The designer is not insensitive. She is simply seeking and catering to an audience for whom issues of global poverty are not predominant in their lived reality or ideological consciousness. This observation is not meant as a judgment or a condemnation of the designer or one who might purchase this necklace. The review is meant to offer the reader of the review multiple ways of viewing the world while asking the reader to ponder these questions: Is the necklace a cute act of rebellion or is it a symbol of American imperialism? What if it's both?

What's interesting to me is that you seem to be taking this review quite personally. I wonder why it struck such a chord with you.
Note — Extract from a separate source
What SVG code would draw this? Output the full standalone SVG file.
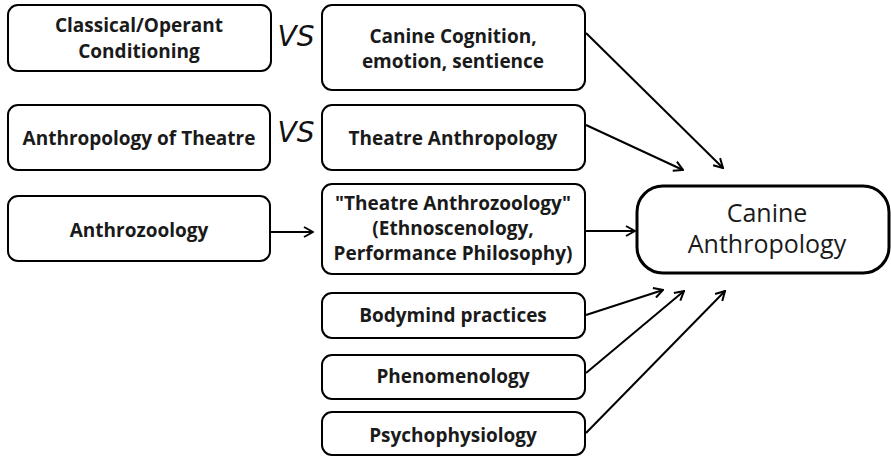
<svg xmlns="http://www.w3.org/2000/svg" width="891" height="456" viewBox="0 0 891 456">
<defs>
<style>
.box{fill:#fff;stroke:#000;stroke-width:2}
.t{font-family:"Open Sans","Liberation Sans",sans-serif;font-weight:bold;font-size:19px;fill:#1a1a1a;text-anchor:middle}
.big{font-family:"Open Sans","Liberation Sans",sans-serif;font-size:25px;fill:#1a1a1a;text-anchor:middle}
.vs{font-family:"DejaVu Sans","Liberation Sans",sans-serif;font-style:italic;font-weight:200;font-size:28px;fill:#111;text-anchor:middle}
.c{stroke:#000;stroke-width:2;fill:none;marker-end:url(#ah)}
</style>
<marker id="ah" viewBox="0 0 12 12" refX="11" refY="6" markerWidth="12" markerHeight="12" markerUnits="userSpaceOnUse" orient="auto">
<path d="M2,1 L11,6 L2,11" fill="none" stroke="#000" stroke-width="2"/>
</marker>
</defs>
<rect width="891" height="456" fill="#fff"/>
<g id="connectors">
<line class="c" x1="586" y1="33" x2="723" y2="168"/>
<line class="c" x1="586" y1="125" x2="683" y2="170"/>
<line class="c" x1="271" y1="232" x2="313" y2="232"/>
<line class="c" x1="586" y1="231" x2="635" y2="231"/>
<line class="c" x1="586" y1="315" x2="663" y2="290"/>
<line class="c" x1="586" y1="373" x2="684" y2="291"/>
<line class="c" x1="586" y1="433" x2="725" y2="291"/>
</g>
<g id="n1"><rect class="box" x="8" y="5" width="263" height="66" rx="10"/><text class="t" x="139" y="32">Classical/Operant</text><text class="t" x="139" y="58">Conditioning</text></g>
<g id="n2"><rect class="box" x="8" y="105" width="262" height="65" rx="10"/><text class="t" x="139" y="145">Anthropology of Theatre</text></g>
<g id="n3"><rect class="box" x="8" y="196" width="262" height="65" rx="10"/><text class="t" x="139" y="237">Anthrozoology</text></g>
<g id="vs1"><text class="vs" x="296" y="46">VS</text></g>
<g id="vs2"><text class="vs" x="296" y="142">VS</text></g>
<g id="n4"><rect class="box" x="322" y="5" width="263" height="85" rx="10"/><text class="t" x="453" y="43">Canine Cognition,</text><text class="t" x="453" y="68">emotion, sentience</text></g>
<g id="n5"><rect class="box" x="322" y="105" width="263" height="65" rx="10"/><text class="t" x="453" y="145">Theatre Anthropology</text></g>
<g id="n6"><rect class="box" x="322" y="184" width="263" height="90" rx="10"/><text class="t" x="453" y="210">"Theatre Anthrozoology"</text><text class="t" x="453" y="235">(Ethnoscenology,</text><text class="t" x="453" y="260">Performance Philosophy)</text></g>
<g id="n7"><rect class="box" x="322" y="293" width="263" height="45" rx="10"/><text class="t" x="453" y="322">Bodymind practices</text></g>
<g id="n8"><rect class="box" x="322" y="355" width="263" height="44" rx="10"/><text class="t" x="453" y="383">Phenomenology</text></g>
<g id="n9"><rect class="box" x="322" y="412" width="263" height="43" rx="10"/><text class="t" x="453" y="442">Psychophysiology</text></g>
<g id="n10"><rect class="box" x="637" y="186" width="252" height="87" rx="26" style="stroke-width:3"/><text class="big" x="767" y="222">Canine</text><text class="big" x="767" y="253">Anthropology</text></g>
</svg>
I couldn't see your point either as I check the topic sentences and I see that you are not happy that you bought a necklace (or found one) in America and you cannot wear it in India, where you live.

You spent 2 seemingly positive paragraphs detailing the designs and company philosophy of Ms LaVerme so as to make a point about local and global poverty and women are the ones suffering and it's all because some insensitive indie designer pokes some holes in an American quarter?

With the same mode of thinking, surely you can see that I was trying to show this forum women are disproportionally dying of AIDS in Africa and my paying health insurance and co-payment to my doctor (incidentally, is Indian) is just plain pompous?

You did buy a necklace! You got a free pencil!

Okay, that's enough from me. Thank you for posting my comments and responded.


id wear it if i was going to sing the national anthem opening the super bowel . that tops janet.

The conflict was stated in the review: it's insensitive at best and arrogant at worst to wear money that is currently in circulation, of a vastly higher value, and was willingly destroyed as decoration in a country where poverty is so pervasive. It's like ripping up rupees in front of beggars' eyes. Whether I paid for the necklace or not is irrelevant. And poverty--local and global--is a feminist issue for several reasons, not the least of which is that women are disproportionately the ones living in poverty.

I'm not sure I see your point past these first few questions, May. Perhaps it would be more clear were it not cloaked in sarcasm.

Hello Mandy;

What is your conflict? Having paid for the necklace and not be able to wear it in India? How is this a feminist issue?

My GP is Indian, next time I go to him, I will give him your math and logic of how many Indian kati rolls and cha, or aloo and dahi I can get with my health insurance payment. It is unthinkable to pay him while millions are starving in India.

With that said, can I get a vibrator for this comment?